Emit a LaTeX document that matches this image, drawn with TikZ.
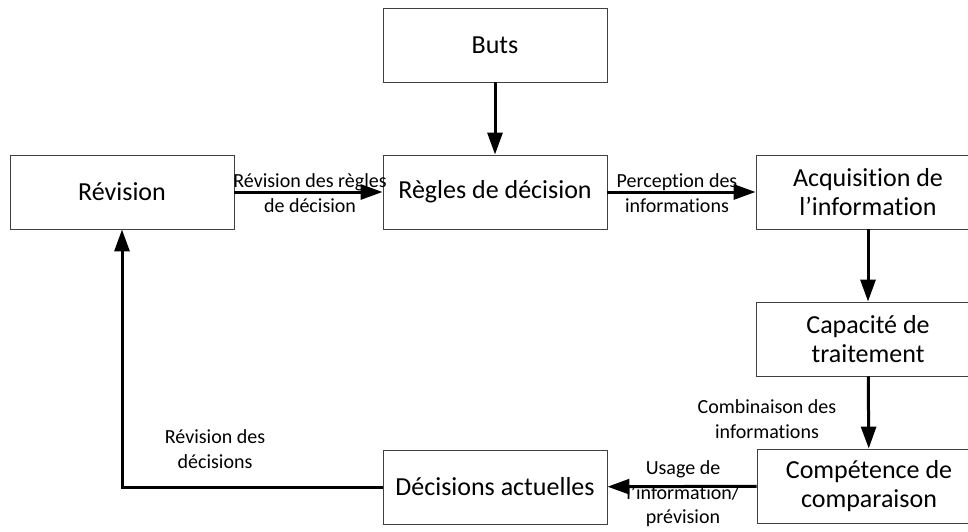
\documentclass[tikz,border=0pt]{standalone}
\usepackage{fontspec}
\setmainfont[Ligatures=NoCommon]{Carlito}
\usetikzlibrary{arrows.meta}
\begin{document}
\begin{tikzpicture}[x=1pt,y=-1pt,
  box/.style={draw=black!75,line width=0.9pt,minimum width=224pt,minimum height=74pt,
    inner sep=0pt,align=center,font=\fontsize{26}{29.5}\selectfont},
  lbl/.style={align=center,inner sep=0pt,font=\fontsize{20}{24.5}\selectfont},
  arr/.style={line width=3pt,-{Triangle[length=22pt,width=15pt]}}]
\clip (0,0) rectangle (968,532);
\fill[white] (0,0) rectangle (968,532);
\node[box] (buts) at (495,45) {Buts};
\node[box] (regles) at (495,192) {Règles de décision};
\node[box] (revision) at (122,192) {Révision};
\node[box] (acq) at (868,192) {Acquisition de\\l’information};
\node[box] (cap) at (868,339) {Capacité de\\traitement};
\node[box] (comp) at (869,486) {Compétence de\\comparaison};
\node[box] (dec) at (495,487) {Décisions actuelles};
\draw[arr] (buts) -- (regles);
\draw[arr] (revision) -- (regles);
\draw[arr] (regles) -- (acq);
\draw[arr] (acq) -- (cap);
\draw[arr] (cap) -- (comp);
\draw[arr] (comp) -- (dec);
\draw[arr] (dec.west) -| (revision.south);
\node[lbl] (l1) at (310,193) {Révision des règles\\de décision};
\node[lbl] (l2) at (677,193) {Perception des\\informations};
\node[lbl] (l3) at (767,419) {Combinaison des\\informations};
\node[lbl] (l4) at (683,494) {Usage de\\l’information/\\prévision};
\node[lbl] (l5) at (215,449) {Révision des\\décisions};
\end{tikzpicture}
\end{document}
━━━━━━
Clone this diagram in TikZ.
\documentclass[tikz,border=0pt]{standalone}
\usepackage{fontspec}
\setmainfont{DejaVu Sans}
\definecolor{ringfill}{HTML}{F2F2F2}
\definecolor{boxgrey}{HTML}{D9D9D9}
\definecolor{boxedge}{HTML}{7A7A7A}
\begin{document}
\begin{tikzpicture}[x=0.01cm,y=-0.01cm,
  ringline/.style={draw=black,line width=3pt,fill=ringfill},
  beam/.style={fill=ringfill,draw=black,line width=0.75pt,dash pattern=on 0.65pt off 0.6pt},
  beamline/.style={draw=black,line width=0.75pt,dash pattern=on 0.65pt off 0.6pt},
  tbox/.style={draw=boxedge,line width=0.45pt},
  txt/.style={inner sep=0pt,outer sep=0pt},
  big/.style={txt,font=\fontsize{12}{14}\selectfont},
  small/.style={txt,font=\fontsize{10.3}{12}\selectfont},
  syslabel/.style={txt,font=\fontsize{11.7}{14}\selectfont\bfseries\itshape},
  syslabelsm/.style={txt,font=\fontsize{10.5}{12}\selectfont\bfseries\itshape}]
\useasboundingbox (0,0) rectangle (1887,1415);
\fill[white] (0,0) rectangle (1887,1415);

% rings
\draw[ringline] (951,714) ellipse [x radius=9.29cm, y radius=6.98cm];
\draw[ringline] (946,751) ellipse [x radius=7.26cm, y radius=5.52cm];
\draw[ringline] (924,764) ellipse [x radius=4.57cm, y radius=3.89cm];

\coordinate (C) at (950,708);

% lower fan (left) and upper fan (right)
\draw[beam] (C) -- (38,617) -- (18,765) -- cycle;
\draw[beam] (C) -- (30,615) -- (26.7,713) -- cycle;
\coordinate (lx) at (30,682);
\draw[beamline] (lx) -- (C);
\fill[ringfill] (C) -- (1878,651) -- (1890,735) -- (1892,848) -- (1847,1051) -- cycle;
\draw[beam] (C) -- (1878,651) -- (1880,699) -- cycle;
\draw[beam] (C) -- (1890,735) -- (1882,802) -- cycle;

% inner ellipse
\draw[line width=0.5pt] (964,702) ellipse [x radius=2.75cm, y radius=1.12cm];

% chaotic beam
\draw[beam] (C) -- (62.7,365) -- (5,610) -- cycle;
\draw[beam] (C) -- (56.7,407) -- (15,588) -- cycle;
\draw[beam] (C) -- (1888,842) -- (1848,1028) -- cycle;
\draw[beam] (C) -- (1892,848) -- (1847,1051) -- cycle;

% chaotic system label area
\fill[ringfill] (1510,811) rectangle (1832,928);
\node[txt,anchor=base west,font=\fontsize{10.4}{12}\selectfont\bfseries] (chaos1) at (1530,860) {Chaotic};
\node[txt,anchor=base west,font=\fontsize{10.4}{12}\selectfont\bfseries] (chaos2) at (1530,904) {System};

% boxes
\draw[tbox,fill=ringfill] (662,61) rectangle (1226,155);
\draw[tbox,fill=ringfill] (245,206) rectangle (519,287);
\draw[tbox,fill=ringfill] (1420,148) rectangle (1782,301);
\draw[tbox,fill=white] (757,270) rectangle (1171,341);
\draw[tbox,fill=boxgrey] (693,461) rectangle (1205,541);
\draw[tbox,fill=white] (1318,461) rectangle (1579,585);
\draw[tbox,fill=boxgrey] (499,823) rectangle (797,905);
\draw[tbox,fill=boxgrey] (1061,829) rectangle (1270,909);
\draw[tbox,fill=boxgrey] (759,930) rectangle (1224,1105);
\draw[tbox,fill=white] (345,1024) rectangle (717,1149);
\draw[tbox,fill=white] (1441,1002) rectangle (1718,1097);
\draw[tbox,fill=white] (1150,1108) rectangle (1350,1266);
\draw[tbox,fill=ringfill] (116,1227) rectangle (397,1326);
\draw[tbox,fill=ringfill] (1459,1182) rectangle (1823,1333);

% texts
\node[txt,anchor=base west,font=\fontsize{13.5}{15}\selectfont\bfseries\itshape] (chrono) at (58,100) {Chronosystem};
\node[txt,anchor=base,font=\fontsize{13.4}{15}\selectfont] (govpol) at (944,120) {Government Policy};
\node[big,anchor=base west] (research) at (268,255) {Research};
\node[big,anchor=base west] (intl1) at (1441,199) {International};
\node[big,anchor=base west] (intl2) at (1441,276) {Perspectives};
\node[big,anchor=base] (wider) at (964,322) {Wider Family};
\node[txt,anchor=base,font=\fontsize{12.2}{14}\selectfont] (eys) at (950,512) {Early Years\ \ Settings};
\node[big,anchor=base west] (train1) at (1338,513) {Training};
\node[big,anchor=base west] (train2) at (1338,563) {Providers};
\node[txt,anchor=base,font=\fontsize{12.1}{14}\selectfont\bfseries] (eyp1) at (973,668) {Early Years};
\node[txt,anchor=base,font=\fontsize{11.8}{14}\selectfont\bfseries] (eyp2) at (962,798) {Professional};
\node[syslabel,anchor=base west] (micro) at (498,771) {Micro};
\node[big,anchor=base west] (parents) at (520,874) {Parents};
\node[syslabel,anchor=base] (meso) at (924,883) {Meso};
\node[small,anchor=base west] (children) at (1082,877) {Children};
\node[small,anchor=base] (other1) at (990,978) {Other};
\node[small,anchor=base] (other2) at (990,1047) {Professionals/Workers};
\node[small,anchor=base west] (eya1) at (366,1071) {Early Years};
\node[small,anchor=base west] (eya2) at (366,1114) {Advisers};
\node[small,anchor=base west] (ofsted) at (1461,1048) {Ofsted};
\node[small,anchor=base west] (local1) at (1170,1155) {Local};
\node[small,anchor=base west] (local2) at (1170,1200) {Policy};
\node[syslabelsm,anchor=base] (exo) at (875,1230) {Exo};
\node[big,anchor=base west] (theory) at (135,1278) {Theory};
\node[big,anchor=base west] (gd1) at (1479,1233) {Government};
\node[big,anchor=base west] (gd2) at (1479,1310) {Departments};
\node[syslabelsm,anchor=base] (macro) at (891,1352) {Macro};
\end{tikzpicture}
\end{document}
━━━━━━
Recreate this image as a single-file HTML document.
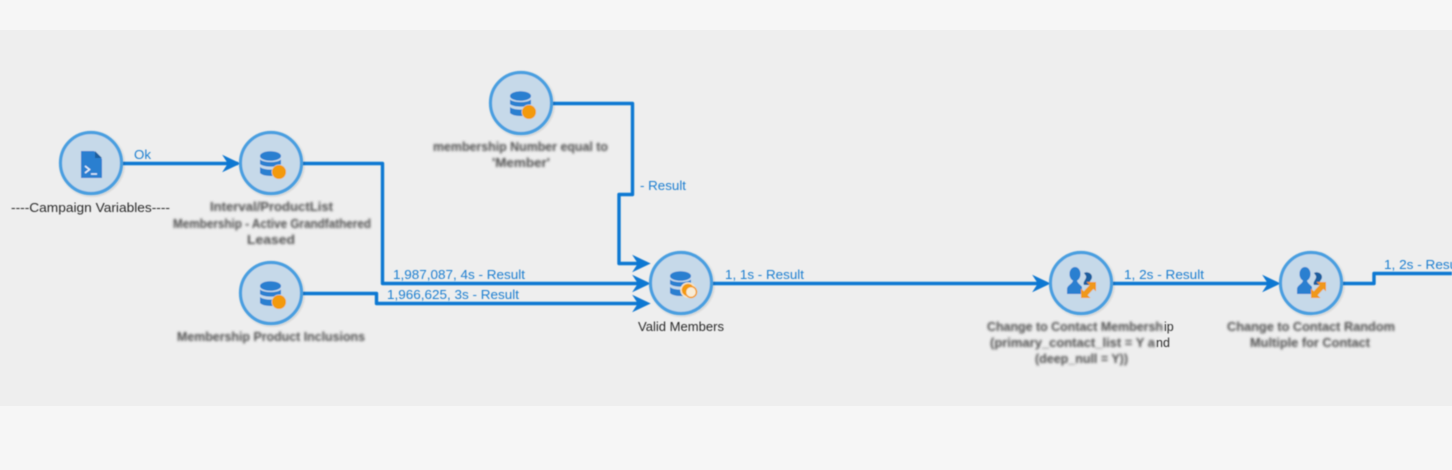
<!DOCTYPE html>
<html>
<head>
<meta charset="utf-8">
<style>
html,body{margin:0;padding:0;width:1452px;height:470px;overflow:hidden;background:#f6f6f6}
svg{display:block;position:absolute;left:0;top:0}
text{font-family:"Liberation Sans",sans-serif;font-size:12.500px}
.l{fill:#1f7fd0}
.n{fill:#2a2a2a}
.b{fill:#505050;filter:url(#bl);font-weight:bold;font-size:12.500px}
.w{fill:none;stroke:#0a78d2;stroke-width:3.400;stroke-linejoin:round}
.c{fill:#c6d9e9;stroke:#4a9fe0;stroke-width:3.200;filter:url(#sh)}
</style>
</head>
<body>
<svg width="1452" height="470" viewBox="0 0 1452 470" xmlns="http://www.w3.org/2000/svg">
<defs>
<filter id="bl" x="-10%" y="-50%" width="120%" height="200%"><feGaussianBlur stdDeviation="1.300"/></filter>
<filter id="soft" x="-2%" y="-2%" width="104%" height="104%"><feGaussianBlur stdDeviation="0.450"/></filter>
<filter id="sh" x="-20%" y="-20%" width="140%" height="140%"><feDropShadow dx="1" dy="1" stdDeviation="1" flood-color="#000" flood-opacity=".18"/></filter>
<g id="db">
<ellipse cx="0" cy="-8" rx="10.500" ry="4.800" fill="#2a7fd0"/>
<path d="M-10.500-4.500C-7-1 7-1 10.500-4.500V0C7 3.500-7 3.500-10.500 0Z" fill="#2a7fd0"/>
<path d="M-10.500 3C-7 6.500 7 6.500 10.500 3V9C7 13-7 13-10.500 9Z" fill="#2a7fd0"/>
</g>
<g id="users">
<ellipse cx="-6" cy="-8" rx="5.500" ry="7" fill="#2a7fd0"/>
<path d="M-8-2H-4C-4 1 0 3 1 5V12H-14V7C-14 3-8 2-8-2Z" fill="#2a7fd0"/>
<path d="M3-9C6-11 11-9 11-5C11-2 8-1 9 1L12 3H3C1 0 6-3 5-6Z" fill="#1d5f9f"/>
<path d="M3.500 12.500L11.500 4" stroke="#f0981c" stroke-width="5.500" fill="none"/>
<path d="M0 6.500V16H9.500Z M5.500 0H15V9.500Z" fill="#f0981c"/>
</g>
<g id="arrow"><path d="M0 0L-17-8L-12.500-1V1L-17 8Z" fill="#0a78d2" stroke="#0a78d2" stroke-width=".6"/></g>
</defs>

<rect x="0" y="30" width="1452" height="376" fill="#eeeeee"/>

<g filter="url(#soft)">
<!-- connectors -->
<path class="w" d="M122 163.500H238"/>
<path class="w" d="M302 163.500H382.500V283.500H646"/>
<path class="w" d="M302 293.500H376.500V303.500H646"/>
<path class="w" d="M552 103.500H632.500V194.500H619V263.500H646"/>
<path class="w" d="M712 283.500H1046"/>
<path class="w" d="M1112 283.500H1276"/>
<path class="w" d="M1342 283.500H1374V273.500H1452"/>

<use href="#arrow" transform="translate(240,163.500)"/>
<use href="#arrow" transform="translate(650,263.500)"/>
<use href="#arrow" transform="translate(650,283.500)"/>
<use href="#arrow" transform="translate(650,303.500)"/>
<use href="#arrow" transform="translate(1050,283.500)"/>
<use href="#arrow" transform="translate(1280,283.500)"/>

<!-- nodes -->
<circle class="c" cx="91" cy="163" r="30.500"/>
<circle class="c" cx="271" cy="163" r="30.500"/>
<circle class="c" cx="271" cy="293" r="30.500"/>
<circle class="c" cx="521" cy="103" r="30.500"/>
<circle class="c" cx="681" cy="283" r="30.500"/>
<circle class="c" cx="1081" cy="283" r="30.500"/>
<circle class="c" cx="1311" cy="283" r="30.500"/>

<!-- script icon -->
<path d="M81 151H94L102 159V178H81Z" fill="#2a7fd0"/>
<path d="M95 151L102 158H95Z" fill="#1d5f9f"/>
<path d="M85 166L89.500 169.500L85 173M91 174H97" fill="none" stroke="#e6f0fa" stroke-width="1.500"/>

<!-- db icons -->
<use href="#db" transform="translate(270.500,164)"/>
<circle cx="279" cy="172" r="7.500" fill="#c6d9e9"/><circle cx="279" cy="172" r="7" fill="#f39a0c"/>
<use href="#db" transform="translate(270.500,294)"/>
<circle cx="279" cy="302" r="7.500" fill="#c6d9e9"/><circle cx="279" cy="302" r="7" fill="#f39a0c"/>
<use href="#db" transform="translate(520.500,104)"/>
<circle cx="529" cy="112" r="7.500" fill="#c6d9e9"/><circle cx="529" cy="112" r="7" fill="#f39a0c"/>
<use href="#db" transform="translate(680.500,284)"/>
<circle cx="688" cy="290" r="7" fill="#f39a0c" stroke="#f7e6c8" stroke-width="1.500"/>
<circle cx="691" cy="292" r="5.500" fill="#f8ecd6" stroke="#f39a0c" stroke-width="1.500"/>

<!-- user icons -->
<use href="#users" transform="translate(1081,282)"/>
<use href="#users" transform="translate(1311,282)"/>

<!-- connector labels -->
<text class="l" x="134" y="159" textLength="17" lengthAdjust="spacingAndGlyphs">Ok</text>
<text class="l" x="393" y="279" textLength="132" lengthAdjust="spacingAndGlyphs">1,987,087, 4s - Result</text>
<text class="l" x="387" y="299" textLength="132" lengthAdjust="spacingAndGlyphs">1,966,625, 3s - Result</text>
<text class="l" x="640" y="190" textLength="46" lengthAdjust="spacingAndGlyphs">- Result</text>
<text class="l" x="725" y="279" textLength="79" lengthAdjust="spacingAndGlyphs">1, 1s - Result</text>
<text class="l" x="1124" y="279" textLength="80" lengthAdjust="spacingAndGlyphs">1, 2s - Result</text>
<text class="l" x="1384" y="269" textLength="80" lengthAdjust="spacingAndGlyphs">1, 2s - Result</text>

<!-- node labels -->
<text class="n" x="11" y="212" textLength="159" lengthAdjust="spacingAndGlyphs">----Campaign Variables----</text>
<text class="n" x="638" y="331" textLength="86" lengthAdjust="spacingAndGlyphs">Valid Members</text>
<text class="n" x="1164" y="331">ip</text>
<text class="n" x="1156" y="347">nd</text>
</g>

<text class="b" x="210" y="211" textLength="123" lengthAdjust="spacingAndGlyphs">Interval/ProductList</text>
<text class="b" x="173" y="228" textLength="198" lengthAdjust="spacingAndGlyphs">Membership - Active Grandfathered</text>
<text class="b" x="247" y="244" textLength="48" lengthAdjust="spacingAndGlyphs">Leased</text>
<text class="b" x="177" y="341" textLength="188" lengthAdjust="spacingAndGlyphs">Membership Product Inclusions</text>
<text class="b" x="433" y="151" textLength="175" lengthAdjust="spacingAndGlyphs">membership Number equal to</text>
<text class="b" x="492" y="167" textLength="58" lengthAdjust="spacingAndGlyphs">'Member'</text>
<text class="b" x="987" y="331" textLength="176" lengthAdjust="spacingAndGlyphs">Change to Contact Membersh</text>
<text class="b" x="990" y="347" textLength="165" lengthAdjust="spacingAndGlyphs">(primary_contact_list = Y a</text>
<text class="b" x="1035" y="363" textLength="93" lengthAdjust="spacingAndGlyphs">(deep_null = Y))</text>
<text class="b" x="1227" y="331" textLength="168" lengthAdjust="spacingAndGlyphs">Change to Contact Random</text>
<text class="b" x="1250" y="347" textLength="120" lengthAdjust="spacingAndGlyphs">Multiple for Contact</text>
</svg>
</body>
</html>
━━━━━━
* _Job_:
Look for the word "image" and return every line where it occurs.

* _Reply to the exercise_:
Emit a LaTeX document that matches this image, drawn with TikZ.
Recreate this image as a single-file HTML document.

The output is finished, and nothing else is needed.